The ongoing standoff between Zuffa and Golden Glory continued Friday morning, as UFC President Dana White maintained his claim that the cuts to Marloes Coenen, Jon Olav Einemo, and Valentijn Overeem were caused by an insistence that Zuffa pay the gym directly, as opposed to the fighters.

Late Thursday night former-Strikeforce women bantamweight champion Marloes Coenen attempted to rebuke White's initial statement on her Twitter account, posting a picture of a paycheck signed to her directly from Forza LLC (a subsidiary of Zuffa), while writing, "@danawhite hurts me 2 hear things about my management that are not true.#Ibelieveinthetruth #proof."

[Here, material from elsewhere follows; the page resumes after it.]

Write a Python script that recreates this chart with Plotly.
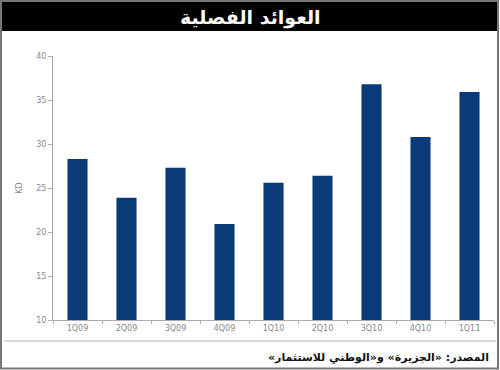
import plotly.graph_objects as go

categories = ["1Q09", "2Q09", "3Q09", "4Q09", "1Q10", "2Q10", "3Q10", "4Q10", "1Q11"]
values = [28.3, 23.9, 27.3, 20.9, 25.6, 26.4, 36.8, 30.8, 35.9]
y_ticks = [10, 15, 20, 25, 30, 35, 40]
title_text = "العوائد الفصلية"
source_text = "المصدر: «الجزيرة» و«الوطني للاستثمار»"
y_label = "KD"

fig = go.Figure(go.Bar(
    x=categories, y=values,
    marker=dict(color="#0b3a78", line=dict(width=0)),
    width=0.41,
))

fig.update_layout(
    width=500, height=370,
    margin=dict(l=53, r=6, t=56, b=50),
    paper_bgcolor="white", plot_bgcolor="white",
    showlegend=False,
    font=dict(family="DejaVu Sans", color="#777"),
)
fig.update_xaxes(
    showline=True, linecolor="#aaa", linewidth=1,
    ticks="outside", ticklen=3, tickcolor="#aaa",
    tickson="boundaries",
    tickfont=dict(size=8, color="#888"),
    showgrid=False,
)
fig.update_yaxes(
    range=[10, 40], tickvals=y_ticks,
    showline=True, linecolor="#aaa", linewidth=1,
    ticks="outside", ticklen=4, tickcolor="#aaa",
    tickfont=dict(size=8, color="#888"),
    showgrid=False, zeroline=False,
    title=dict(text=y_label, font=dict(size=8, color="#888"), standoff=12),
)

pw, ph = 441, 264
def px(x):
    return (x - 53) / pw
def py(y):
    return (320 - y) / ph

shapes = []
shapes.append(dict(type="rect", xref="paper", yref="paper",
                   x0=px(1), x1=px(498), y0=py(368.5), y1=py(1),
                   line=dict(color="#777", width=2), layer="below"))
shapes.append(dict(type="rect", xref="paper", yref="paper",
                   x0=px(2), x1=px(497), y0=py(31), y1=py(2),
                   fillcolor="black", line=dict(width=0), layer="above"))
shapes.append(dict(type="line", xref="paper", yref="paper",
                   x0=px(4), x1=px(496), y0=py(341), y1=py(341),
                   line=dict(color="#ccc", width=1.5)))
fig.update_layout(shapes=shapes)

fig.add_annotation(text="<b>" + title_text + "</b>", xref="paper", yref="paper",
                   x=px(250), y=py(17), xanchor="center", yanchor="middle",
                   showarrow=False, font=dict(size=19, color="white", family="DejaVu Sans"))
fig.add_annotation(text="<b>\u202b" + source_text + "\u202c</b>", xref="paper", yref="paper",
                   x=px(491), y=py(357), xanchor="right", yanchor="middle",
                   showarrow=False, font=dict(size=11, color="#111", family="DejaVu Sans"))

fig.write_html("out.html")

Regardless, White maintained his claim, stating the check was written out at Zuffa's insistence, and that Golden Glory was extremely resistant to the idea. He explained the story to

"Even when we did the deal with Einemo (for a fight at UFC 131), we told them, 'We're paying the fighters.' Even though they agreed to the deal, they later came out and were flipping out during the event wanting to change the deal.'"

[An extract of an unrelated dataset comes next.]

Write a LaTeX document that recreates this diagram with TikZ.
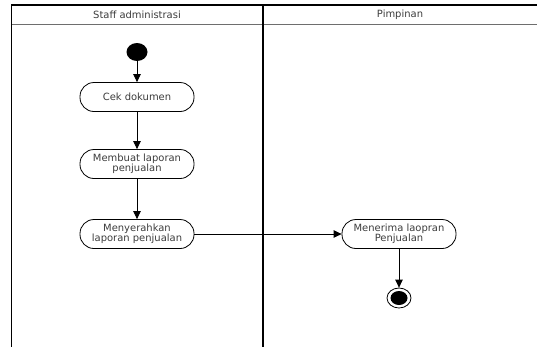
\documentclass[tikz,border=0pt]{standalone}
\usepackage{fontspec}
\setmainfont{DejaVu Sans}
\usetikzlibrary{arrows.meta,shapes.geometric}
\definecolor{laneGray}{RGB}{110,110,110}
\definecolor{textGray}{RGB}{60,60,60}

\tikzset{
  activity/.style={draw,line width=.8bp,rounded corners=14bp,minimum width=114bp,minimum height=29bp,inner sep=1bp,align=center,text=textGray,font=\fontsize{10}{10.5}\selectfont},
  lanetitle/.style={text=textGray,font=\fontsize{10}{11}\selectfont},
  flow/.style={-{Triangle[length=8bp,width=7.5bp]},line width=.8bp}
}

\begin{document}
\begin{tikzpicture}[x=1bp,y=-1bp]
\useasboundingbox (0,0) rectangle (537,347);
% swimlanes
\draw[line width=1.2bp] (11,5) -- (537,5);
\draw[line width=.8bp,laneGray] (11,24.5) -- (537,24.5);
\draw[line width=1bp] (11,5) -- (11,347);
\draw[line width=1.2bp] (263,5) -- (263,347);
\node[lanetitle] (laneStaff) at (137,15) {Staff administrasi};
\node[lanetitle] (lanePimpinan) at (400,15) {Pimpinan};
% activities
\node[ellipse,fill,minimum width=21bp,minimum height=18bp,inner sep=0pt] (start) at (137,52) {};
\node[activity] (cek) at (137,97) {Cek dokumen};
\node[activity] (membuat) at (137,164) {Membuat laporan\\penjualan};
\node[activity] (serah) at (137,234) {Menyerahkan\\laporan penjualan};
\node[activity] (terima) at (399,234) {Menerima laopran\\Penjualan};
\node[ellipse,draw,line width=.8bp,minimum width=24bp,minimum height=20bp,inner sep=0pt] (finish) at (399,298) {};
\node[ellipse,fill,minimum width=17bp,minimum height=14bp,inner sep=0pt] (finishDot) at (399,298) {};
% flows
\draw[flow] (start) -- (cek);
\draw[flow] (cek) -- (membuat);
\draw[flow] (membuat) -- (serah);
\draw[flow] (serah) -- (terima);
\draw[flow] (terima) -- (finish);
\end{tikzpicture}
\end{document}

"It's not the way we do business. It's not how it works in the U.S. You don't pay the manager and the manager pays the fighter. You pay the fighter, and the fighter pays the manager."

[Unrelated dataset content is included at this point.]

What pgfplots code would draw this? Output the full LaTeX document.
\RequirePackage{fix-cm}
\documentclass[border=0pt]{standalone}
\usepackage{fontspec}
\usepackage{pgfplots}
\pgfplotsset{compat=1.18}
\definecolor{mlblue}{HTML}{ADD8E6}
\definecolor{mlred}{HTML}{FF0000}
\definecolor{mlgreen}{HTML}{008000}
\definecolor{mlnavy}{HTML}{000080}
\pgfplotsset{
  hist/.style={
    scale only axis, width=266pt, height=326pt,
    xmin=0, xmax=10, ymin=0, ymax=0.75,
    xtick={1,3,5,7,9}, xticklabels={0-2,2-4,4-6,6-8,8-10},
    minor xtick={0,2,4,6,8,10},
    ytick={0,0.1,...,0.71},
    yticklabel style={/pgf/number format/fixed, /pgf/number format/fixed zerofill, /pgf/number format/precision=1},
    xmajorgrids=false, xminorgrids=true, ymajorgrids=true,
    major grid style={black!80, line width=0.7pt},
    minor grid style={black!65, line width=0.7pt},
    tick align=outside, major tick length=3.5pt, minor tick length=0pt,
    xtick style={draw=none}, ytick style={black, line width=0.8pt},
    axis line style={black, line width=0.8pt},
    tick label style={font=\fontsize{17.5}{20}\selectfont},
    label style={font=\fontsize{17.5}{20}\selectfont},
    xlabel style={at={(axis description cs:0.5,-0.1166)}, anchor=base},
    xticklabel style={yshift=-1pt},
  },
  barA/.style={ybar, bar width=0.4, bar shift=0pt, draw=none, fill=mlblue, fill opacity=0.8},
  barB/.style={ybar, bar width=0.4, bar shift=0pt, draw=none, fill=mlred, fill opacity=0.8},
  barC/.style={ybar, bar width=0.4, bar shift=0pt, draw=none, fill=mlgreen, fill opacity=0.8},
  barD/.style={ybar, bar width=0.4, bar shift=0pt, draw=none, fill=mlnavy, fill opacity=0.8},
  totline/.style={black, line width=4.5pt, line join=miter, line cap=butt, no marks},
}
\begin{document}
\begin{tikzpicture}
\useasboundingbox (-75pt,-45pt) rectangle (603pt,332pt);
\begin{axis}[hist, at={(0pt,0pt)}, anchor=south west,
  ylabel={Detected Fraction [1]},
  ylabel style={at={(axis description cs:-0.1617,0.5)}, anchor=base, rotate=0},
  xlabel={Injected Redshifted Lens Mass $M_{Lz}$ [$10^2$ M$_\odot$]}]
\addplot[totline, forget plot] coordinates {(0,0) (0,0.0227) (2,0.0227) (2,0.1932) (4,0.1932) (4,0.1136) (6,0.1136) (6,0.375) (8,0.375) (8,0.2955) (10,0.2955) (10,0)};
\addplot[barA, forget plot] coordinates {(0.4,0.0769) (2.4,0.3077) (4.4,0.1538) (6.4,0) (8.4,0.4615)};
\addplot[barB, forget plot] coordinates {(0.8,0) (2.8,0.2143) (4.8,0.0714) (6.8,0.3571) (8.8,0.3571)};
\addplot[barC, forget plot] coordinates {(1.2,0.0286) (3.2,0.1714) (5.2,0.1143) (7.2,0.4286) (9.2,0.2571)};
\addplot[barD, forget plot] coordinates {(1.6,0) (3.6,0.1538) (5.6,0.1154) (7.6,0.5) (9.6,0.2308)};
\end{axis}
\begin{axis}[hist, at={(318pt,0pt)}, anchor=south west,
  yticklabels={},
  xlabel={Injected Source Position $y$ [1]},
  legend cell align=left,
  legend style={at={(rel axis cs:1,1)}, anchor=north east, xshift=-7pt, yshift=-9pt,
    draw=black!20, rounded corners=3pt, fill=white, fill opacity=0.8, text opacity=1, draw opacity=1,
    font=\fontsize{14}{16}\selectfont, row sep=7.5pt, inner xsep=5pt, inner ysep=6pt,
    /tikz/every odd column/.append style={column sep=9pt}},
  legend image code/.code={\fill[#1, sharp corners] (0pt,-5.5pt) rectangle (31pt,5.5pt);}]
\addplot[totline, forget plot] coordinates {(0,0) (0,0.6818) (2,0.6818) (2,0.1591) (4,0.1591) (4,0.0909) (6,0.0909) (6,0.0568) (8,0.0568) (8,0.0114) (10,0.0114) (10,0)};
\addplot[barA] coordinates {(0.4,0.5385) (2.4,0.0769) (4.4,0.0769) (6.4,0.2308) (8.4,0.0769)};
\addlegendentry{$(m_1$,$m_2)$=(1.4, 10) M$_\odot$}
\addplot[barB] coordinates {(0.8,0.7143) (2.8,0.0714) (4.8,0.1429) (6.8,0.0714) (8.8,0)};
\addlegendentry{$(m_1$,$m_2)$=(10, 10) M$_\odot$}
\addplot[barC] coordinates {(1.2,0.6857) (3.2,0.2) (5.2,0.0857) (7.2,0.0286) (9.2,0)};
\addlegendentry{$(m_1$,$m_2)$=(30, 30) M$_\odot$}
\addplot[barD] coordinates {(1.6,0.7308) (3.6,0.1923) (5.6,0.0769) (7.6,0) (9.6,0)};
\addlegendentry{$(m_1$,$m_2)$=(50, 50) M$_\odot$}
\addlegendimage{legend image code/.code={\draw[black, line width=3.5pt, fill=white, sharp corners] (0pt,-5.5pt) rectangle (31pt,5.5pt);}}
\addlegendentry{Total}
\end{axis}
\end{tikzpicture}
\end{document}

If White's claims are the true, then the issue essentially boils down to Zuffa's reluctance to deal with the consist push-and-pull from Golden Glory. Several sources close to the issue have commented that Golden Glory fighters are often predisposed to signing checks over to the camp, and that Strikeforce may have held a looser reign on the discussions before their acquisition by Zuffa.

In that regard, the UFC has made it clear throughout the promotion's past that they rarely bend their own rules. Still, White insists that neither he nor the company has any problem with the fighters involved in the dispute, and that the policy is set with the best of intentions.

"I have nothing against these fighters. I have nothing against Golden Glory," he said. "The fighters go out and earn the money. They get the check. What they decide to do with it from there on out is up to them."